### [RECORDS FOR THIS TASK]
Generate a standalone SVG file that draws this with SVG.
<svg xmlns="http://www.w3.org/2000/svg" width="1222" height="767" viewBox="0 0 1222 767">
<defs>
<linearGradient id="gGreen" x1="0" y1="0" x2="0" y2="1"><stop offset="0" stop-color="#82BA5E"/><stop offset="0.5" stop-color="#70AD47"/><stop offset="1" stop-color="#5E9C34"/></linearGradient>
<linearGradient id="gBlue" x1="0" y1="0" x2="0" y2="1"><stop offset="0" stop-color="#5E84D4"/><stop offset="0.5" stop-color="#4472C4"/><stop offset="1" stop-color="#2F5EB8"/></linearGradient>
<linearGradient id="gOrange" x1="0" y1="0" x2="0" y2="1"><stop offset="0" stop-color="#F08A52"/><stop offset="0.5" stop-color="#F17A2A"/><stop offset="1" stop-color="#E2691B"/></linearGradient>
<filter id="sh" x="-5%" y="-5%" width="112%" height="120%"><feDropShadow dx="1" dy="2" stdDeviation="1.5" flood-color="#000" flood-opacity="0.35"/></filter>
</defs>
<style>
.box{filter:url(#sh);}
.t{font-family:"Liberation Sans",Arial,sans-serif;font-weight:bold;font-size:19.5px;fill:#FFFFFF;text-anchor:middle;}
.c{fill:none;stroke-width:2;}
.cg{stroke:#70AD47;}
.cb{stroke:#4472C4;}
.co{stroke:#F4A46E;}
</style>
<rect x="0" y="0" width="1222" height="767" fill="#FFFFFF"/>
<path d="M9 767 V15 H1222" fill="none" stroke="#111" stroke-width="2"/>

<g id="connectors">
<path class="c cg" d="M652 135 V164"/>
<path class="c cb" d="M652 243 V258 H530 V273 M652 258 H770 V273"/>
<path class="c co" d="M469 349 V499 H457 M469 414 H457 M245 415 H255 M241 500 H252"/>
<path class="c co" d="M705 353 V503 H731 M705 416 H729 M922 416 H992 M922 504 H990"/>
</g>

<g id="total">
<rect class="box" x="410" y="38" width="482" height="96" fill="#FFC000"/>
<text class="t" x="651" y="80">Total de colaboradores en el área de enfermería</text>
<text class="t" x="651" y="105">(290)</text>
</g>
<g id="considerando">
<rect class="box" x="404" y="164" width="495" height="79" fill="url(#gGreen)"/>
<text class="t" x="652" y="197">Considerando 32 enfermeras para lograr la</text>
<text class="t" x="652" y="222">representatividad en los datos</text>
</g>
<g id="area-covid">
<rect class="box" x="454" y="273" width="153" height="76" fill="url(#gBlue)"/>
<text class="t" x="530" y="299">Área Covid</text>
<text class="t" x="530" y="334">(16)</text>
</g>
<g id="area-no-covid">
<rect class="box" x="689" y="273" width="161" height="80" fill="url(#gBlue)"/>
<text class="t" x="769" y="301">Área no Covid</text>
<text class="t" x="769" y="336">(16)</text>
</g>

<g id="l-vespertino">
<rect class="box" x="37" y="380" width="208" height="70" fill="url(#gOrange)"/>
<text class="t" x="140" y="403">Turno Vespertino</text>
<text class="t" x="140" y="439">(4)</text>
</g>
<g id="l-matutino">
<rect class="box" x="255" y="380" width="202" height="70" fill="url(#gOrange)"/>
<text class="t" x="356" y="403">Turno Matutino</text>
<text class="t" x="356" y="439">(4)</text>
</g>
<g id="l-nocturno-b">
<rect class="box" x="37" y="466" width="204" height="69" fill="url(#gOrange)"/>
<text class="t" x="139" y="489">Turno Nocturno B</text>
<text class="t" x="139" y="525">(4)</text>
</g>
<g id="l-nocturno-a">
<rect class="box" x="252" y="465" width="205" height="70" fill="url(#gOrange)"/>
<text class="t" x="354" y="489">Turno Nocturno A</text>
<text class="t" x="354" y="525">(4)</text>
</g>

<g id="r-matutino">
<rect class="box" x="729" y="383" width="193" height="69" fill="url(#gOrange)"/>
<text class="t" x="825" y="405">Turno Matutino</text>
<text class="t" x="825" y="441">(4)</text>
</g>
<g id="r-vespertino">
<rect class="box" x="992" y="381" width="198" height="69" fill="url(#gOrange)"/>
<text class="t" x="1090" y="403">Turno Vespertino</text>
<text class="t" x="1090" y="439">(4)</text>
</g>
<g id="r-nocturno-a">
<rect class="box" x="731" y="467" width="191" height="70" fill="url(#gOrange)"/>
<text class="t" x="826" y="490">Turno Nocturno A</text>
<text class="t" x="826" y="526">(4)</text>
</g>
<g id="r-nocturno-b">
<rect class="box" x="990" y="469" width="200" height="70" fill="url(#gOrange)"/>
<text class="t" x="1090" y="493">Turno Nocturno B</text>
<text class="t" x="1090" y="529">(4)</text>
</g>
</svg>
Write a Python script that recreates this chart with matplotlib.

### [WORK TO BE COMPLETED]
Give all the records again. Match them exactly.

### [RESPONSE]
Generate a standalone SVG file that draws this with SVG.
<svg xmlns="http://www.w3.org/2000/svg" width="1222" height="767" viewBox="0 0 1222 767">
<defs>
<linearGradient id="gGreen" x1="0" y1="0" x2="0" y2="1"><stop offset="0" stop-color="#82BA5E"/><stop offset="0.5" stop-color="#70AD47"/><stop offset="1" stop-color="#5E9C34"/></linearGradient>
<linearGradient id="gBlue" x1="0" y1="0" x2="0" y2="1"><stop offset="0" stop-color="#5E84D4"/><stop offset="0.5" stop-color="#4472C4"/><stop offset="1" stop-color="#2F5EB8"/></linearGradient>
<linearGradient id="gOrange" x1="0" y1="0" x2="0" y2="1"><stop offset="0" stop-color="#F08A52"/><stop offset="0.5" stop-color="#F17A2A"/><stop offset="1" stop-color="#E2691B"/></linearGradient>
<filter id="sh" x="-5%" y="-5%" width="112%" height="120%"><feDropShadow dx="1" dy="2" stdDeviation="1.5" flood-color="#000" flood-opacity="0.35"/></filter>
</defs>
<style>
.box{filter:url(#sh);}
.t{font-family:"Liberation Sans",Arial,sans-serif;font-weight:bold;font-size:19.5px;fill:#FFFFFF;text-anchor:middle;}
.c{fill:none;stroke-width:2;}
.cg{stroke:#70AD47;}
.cb{stroke:#4472C4;}
.co{stroke:#F4A46E;}
</style>
<rect x="0" y="0" width="1222" height="767" fill="#FFFFFF"/>
<path d="M9 767 V15 H1222" fill="none" stroke="#111" stroke-width="2"/>

<g id="connectors">
<path class="c cg" d="M652 135 V164"/>
<path class="c cb" d="M652 243 V258 H530 V273 M652 258 H770 V273"/>
<path class="c co" d="M469 349 V499 H457 M469 414 H457 M245 415 H255 M241 500 H252"/>
<path class="c co" d="M705 353 V503 H731 M705 416 H729 M922 416 H992 M922 504 H990"/>
</g>

<g id="total">
<rect class="box" x="410" y="38" width="482" height="96" fill="#FFC000"/>
<text class="t" x="651" y="80">Total de colaboradores en el área de enfermería</text>
<text class="t" x="651" y="105">(290)</text>
</g>
<g id="considerando">
<rect class="box" x="404" y="164" width="495" height="79" fill="url(#gGreen)"/>
<text class="t" x="652" y="197">Considerando 32 enfermeras para lograr la</text>
<text class="t" x="652" y="222">representatividad en los datos</text>
</g>
<g id="area-covid">
<rect class="box" x="454" y="273" width="153" height="76" fill="url(#gBlue)"/>
<text class="t" x="530" y="299">Área Covid</text>
<text class="t" x="530" y="334">(16)</text>
</g>
<g id="area-no-covid">
<rect class="box" x="689" y="273" width="161" height="80" fill="url(#gBlue)"/>
<text class="t" x="769" y="301">Área no Covid</text>
<text class="t" x="769" y="336">(16)</text>
</g>

<g id="l-vespertino">
<rect class="box" x="37" y="380" width="208" height="70" fill="url(#gOrange)"/>
<text class="t" x="140" y="403">Turno Vespertino</text>
<text class="t" x="140" y="439">(4)</text>
</g>
<g id="l-matutino">
<rect class="box" x="255" y="380" width="202" height="70" fill="url(#gOrange)"/>
<text class="t" x="356" y="403">Turno Matutino</text>
<text class="t" x="356" y="439">(4)</text>
</g>
<g id="l-nocturno-b">
<rect class="box" x="37" y="466" width="204" height="69" fill="url(#gOrange)"/>
<text class="t" x="139" y="489">Turno Nocturno B</text>
<text class="t" x="139" y="525">(4)</text>
</g>
<g id="l-nocturno-a">
<rect class="box" x="252" y="465" width="205" height="70" fill="url(#gOrange)"/>
<text class="t" x="354" y="489">Turno Nocturno A</text>
<text class="t" x="354" y="525">(4)</text>
</g>

<g id="r-matutino">
<rect class="box" x="729" y="383" width="193" height="69" fill="url(#gOrange)"/>
<text class="t" x="825" y="405">Turno Matutino</text>
<text class="t" x="825" y="441">(4)</text>
</g>
<g id="r-vespertino">
<rect class="box" x="992" y="381" width="198" height="69" fill="url(#gOrange)"/>
<text class="t" x="1090" y="403">Turno Vespertino</text>
<text class="t" x="1090" y="439">(4)</text>
</g>
<g id="r-nocturno-a">
<rect class="box" x="731" y="467" width="191" height="70" fill="url(#gOrange)"/>
<text class="t" x="826" y="490">Turno Nocturno A</text>
<text class="t" x="826" y="526">(4)</text>
</g>
<g id="r-nocturno-b">
<rect class="box" x="990" y="469" width="200" height="70" fill="url(#gOrange)"/>
<text class="t" x="1090" y="493">Turno Nocturno B</text>
<text class="t" x="1090" y="529">(4)</text>
</g>
</svg>
Write a Python script that recreates this chart with matplotlib.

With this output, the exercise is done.